- _Exercise instructions_
Return all lines with the word "React" in them.

[Figure scripts]

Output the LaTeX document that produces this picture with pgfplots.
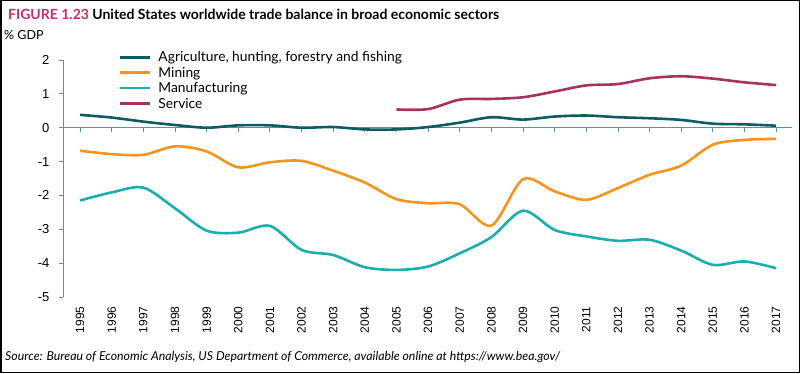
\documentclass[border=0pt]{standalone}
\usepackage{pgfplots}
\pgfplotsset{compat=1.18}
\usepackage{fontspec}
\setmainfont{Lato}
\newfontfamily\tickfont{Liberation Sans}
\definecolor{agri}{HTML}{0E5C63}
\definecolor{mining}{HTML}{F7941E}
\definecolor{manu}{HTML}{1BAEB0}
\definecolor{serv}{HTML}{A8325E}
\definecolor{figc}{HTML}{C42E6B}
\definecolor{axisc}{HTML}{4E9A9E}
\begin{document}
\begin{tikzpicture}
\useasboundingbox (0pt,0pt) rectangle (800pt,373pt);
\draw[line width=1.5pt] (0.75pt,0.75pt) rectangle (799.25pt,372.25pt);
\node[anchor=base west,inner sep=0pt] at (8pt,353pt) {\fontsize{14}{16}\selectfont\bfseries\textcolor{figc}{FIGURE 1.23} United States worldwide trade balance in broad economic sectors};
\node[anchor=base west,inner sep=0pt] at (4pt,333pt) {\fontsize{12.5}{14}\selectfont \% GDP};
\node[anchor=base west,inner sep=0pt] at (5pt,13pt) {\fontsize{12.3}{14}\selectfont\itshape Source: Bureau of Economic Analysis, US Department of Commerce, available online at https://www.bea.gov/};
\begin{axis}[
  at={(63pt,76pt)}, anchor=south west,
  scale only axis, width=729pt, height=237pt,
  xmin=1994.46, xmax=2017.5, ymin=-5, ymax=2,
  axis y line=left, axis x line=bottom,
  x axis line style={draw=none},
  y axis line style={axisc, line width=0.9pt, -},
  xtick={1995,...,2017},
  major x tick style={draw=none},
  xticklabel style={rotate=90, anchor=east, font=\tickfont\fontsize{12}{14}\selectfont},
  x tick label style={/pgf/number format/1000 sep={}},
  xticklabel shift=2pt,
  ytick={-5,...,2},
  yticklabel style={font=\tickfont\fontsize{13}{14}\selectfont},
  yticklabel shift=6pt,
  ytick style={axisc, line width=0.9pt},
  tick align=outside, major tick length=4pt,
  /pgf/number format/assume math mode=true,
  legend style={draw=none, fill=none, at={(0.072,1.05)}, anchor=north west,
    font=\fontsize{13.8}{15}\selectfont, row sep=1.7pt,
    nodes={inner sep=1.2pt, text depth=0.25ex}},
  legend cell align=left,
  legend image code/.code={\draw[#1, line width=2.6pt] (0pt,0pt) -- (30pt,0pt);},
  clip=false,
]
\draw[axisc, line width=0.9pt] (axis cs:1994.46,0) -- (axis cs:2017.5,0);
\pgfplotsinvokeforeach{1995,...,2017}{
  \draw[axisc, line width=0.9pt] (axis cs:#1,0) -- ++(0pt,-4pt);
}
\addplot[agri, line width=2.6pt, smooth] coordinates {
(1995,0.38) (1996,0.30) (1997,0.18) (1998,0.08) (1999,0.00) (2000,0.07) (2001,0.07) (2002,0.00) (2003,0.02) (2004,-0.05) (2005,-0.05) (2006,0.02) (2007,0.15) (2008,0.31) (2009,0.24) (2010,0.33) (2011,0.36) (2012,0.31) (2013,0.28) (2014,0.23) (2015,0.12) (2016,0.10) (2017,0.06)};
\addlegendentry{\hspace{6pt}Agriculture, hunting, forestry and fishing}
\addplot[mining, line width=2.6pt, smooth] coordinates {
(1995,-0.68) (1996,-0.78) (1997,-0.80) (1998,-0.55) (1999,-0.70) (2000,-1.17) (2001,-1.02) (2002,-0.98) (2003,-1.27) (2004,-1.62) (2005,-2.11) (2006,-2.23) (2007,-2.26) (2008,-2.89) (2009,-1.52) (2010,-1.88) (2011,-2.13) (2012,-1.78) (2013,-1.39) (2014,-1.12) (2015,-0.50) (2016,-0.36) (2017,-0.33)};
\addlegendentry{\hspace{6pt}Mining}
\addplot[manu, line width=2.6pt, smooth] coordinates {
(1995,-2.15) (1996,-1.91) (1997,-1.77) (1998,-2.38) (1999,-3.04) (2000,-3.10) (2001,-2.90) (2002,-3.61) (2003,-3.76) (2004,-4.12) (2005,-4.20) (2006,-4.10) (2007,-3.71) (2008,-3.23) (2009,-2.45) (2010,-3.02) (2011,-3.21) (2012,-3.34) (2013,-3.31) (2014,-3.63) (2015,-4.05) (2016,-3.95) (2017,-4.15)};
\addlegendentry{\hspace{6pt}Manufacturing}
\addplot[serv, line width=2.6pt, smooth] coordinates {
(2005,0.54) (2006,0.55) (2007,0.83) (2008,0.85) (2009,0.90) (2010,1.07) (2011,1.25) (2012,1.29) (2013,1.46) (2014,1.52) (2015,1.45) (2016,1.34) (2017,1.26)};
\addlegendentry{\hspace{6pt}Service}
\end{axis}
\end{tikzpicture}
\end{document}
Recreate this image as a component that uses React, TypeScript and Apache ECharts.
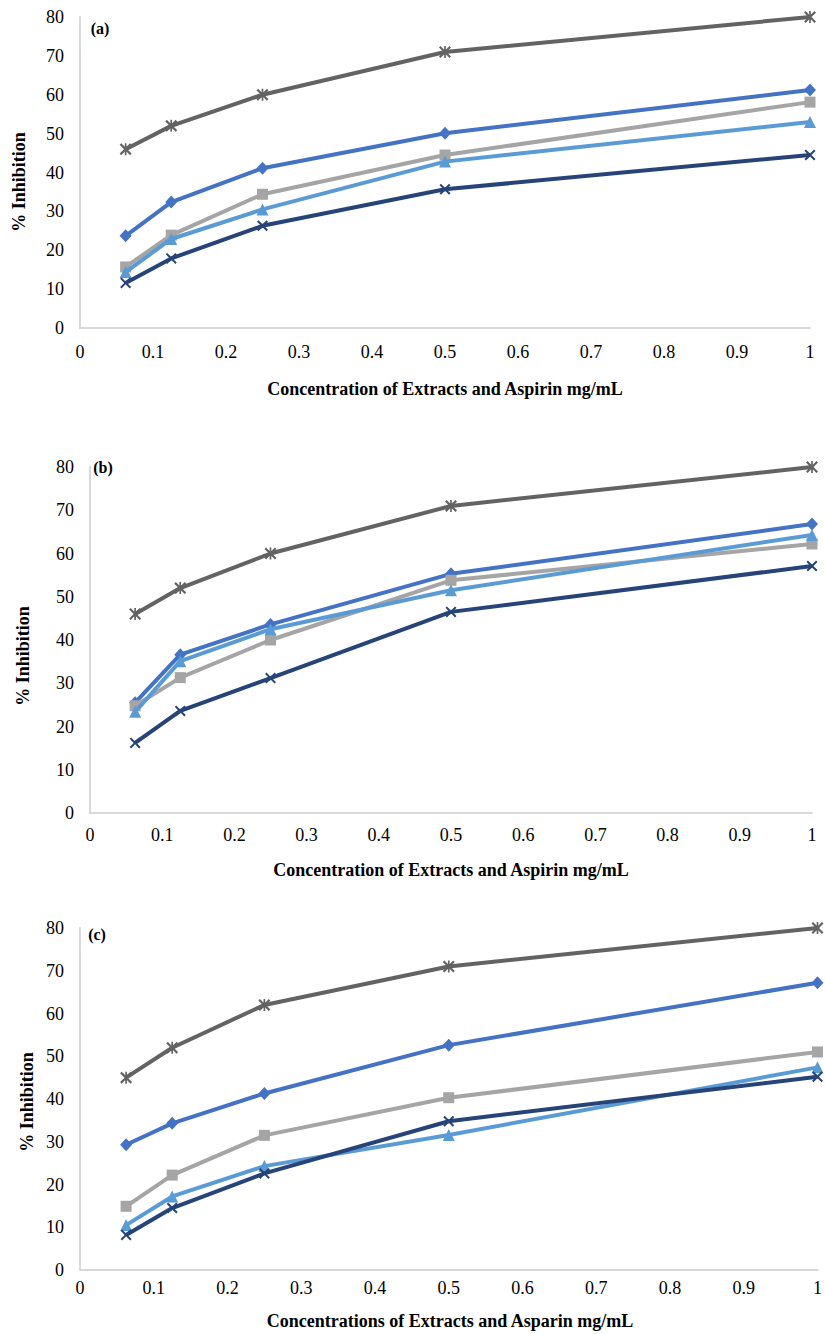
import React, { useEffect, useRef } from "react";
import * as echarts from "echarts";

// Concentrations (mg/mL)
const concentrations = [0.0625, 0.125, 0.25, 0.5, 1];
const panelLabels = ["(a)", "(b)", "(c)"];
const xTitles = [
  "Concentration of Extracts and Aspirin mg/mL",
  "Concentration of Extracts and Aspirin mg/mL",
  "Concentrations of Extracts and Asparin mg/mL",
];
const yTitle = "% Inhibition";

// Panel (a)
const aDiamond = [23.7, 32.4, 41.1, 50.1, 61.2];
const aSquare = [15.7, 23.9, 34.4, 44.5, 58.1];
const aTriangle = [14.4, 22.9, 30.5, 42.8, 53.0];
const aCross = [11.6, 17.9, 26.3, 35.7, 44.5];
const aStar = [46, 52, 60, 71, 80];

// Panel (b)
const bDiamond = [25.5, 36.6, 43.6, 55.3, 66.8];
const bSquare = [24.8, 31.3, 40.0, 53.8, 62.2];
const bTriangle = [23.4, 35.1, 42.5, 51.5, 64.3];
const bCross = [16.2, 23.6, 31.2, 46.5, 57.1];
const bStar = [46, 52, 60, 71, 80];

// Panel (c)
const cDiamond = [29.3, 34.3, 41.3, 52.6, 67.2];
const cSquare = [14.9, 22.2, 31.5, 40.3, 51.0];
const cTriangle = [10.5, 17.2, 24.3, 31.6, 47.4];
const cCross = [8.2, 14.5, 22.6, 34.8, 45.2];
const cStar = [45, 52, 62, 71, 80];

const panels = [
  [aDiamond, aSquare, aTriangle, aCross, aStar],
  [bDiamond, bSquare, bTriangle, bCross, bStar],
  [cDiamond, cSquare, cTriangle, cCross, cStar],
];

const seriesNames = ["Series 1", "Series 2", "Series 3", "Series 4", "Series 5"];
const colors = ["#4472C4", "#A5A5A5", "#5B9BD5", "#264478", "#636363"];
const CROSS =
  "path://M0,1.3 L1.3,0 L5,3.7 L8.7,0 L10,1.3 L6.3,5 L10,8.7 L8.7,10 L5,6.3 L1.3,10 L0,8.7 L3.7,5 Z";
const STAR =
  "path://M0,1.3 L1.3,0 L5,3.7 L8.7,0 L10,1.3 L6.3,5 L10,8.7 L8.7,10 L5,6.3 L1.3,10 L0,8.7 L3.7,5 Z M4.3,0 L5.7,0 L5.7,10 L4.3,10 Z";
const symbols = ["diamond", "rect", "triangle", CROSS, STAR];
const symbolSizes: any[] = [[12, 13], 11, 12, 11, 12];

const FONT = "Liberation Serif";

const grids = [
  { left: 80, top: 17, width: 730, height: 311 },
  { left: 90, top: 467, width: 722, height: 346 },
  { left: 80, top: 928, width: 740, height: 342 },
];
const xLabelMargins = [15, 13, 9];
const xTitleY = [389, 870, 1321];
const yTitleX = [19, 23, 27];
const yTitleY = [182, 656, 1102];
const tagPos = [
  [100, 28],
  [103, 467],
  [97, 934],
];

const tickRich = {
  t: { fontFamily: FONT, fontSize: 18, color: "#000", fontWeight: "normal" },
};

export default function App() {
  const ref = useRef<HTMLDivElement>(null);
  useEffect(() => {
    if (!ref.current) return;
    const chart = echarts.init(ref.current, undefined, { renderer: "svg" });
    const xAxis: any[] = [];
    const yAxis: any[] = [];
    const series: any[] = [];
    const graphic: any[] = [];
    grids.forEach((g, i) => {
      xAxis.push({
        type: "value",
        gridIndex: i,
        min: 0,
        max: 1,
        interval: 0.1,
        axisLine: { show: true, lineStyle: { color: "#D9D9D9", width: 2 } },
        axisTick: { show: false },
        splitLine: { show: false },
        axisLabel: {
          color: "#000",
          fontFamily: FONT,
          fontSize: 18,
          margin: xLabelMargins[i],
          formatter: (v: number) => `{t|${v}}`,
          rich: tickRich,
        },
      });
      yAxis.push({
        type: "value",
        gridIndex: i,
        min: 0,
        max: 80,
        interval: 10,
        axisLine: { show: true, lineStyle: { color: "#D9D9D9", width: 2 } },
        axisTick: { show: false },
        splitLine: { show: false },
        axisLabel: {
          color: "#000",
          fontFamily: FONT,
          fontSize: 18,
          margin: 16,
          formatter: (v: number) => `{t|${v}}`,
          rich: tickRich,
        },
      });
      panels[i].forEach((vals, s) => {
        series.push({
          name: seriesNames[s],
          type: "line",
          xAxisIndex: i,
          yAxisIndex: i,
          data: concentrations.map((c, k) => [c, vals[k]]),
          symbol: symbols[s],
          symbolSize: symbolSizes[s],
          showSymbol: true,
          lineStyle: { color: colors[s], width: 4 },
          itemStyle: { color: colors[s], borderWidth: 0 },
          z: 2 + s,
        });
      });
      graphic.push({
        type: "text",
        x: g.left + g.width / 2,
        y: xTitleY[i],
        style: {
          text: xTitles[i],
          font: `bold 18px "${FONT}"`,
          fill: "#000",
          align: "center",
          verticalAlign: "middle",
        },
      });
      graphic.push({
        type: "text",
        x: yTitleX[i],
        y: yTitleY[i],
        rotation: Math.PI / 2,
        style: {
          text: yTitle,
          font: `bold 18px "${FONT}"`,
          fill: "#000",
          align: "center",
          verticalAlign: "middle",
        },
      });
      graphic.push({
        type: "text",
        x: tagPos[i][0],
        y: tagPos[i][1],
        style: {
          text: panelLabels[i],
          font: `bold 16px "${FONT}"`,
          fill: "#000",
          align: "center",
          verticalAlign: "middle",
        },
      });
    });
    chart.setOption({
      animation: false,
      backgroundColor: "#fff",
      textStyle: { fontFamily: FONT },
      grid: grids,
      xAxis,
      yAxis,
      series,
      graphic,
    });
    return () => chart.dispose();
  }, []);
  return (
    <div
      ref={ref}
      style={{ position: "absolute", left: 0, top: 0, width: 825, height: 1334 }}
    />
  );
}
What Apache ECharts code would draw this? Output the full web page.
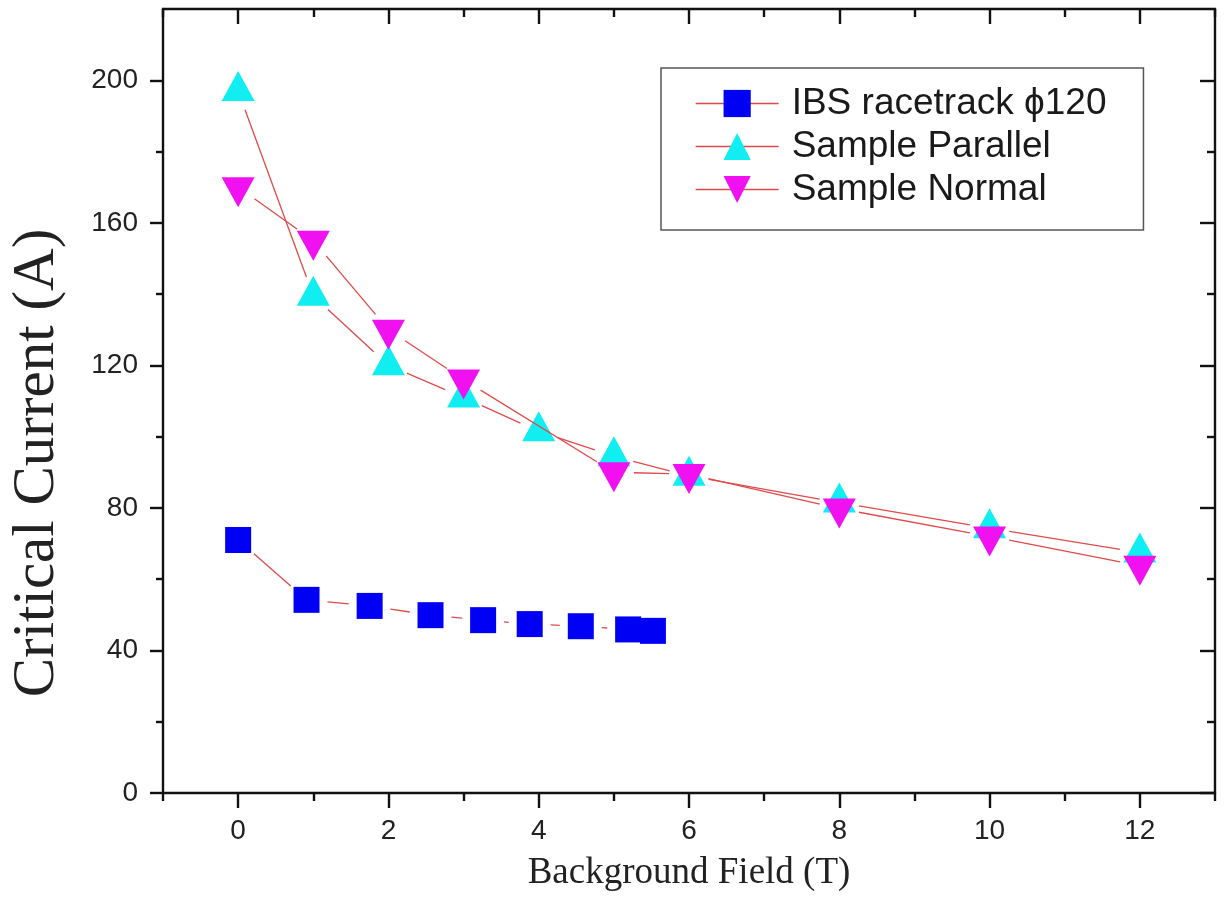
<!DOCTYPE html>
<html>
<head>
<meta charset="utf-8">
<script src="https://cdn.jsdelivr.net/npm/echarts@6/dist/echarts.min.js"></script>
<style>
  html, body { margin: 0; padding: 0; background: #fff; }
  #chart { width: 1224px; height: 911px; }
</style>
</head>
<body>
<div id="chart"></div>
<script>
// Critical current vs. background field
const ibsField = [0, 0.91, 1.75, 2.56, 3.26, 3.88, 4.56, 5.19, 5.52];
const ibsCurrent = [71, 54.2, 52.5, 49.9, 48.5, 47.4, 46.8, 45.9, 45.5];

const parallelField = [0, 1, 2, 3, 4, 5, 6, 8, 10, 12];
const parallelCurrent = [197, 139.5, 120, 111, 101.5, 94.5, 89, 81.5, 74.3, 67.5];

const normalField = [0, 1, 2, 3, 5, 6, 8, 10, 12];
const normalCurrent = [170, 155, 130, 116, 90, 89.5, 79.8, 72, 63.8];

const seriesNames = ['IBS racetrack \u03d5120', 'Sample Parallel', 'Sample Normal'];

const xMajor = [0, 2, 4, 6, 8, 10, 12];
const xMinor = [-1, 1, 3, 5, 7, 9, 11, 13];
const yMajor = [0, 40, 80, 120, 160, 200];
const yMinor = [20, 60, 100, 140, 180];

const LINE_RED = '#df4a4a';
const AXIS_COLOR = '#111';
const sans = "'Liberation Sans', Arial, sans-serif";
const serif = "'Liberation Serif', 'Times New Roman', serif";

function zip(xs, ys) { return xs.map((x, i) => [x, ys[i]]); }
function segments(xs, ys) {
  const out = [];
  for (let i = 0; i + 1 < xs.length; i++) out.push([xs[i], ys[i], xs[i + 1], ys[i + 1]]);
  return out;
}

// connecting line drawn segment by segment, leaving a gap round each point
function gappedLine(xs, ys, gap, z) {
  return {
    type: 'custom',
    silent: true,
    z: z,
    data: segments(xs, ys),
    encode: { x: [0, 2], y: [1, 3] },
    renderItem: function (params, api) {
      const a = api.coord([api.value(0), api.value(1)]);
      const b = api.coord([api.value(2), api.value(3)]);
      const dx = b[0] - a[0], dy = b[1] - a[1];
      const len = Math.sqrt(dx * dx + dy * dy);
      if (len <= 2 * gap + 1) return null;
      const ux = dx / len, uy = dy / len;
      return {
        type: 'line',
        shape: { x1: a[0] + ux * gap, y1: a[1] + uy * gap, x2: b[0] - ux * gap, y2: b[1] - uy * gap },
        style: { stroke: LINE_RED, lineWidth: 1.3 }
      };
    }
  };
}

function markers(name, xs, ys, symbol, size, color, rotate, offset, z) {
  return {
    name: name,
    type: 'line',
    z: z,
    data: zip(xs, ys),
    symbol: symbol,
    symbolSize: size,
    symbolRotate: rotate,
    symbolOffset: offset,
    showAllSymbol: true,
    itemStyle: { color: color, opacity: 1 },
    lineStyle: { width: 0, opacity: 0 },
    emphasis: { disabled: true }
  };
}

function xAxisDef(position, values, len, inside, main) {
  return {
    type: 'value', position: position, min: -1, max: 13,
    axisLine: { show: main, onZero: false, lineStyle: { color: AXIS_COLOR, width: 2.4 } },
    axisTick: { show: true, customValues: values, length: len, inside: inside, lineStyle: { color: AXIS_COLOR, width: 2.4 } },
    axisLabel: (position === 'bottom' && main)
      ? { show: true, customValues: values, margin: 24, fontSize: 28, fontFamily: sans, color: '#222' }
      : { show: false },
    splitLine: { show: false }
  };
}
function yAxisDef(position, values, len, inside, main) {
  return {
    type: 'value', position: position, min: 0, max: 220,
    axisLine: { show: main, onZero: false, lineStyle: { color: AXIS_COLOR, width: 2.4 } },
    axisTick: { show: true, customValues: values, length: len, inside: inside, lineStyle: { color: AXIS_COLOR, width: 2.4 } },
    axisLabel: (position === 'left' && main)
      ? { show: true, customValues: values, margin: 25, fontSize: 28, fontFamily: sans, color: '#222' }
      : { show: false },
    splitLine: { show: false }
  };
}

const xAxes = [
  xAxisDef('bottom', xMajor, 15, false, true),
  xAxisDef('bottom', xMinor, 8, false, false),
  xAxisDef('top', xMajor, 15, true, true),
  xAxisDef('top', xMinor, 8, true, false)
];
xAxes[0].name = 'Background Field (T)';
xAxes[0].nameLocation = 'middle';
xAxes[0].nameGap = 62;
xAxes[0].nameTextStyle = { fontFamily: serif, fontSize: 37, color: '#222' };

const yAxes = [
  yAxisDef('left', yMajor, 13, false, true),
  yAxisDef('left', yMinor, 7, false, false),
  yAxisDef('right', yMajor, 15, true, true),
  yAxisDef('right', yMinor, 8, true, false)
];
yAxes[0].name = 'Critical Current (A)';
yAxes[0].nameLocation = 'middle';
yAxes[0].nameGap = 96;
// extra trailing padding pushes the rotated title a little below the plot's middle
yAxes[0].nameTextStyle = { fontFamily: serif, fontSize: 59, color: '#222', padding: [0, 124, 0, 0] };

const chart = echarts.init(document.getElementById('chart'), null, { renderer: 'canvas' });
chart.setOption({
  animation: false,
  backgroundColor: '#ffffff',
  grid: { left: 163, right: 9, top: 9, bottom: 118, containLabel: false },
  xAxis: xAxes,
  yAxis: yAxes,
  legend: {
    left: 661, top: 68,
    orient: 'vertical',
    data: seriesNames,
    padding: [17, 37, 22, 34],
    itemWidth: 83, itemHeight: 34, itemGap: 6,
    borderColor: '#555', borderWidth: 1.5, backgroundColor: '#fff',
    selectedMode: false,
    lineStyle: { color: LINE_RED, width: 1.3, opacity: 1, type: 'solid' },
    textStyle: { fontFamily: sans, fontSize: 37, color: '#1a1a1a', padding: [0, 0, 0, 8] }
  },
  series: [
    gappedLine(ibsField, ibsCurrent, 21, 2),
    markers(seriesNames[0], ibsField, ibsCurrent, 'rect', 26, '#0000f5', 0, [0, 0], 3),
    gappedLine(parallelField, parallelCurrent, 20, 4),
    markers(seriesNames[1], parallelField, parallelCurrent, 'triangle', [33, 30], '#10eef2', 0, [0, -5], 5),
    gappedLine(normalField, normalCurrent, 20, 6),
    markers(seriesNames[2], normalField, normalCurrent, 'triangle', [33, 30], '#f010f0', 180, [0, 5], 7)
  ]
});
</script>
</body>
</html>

- _Problem solution_
Recreate this image as a component that uses React, TypeScript and Apache ECharts.
import React, { useEffect, useRef } from "react";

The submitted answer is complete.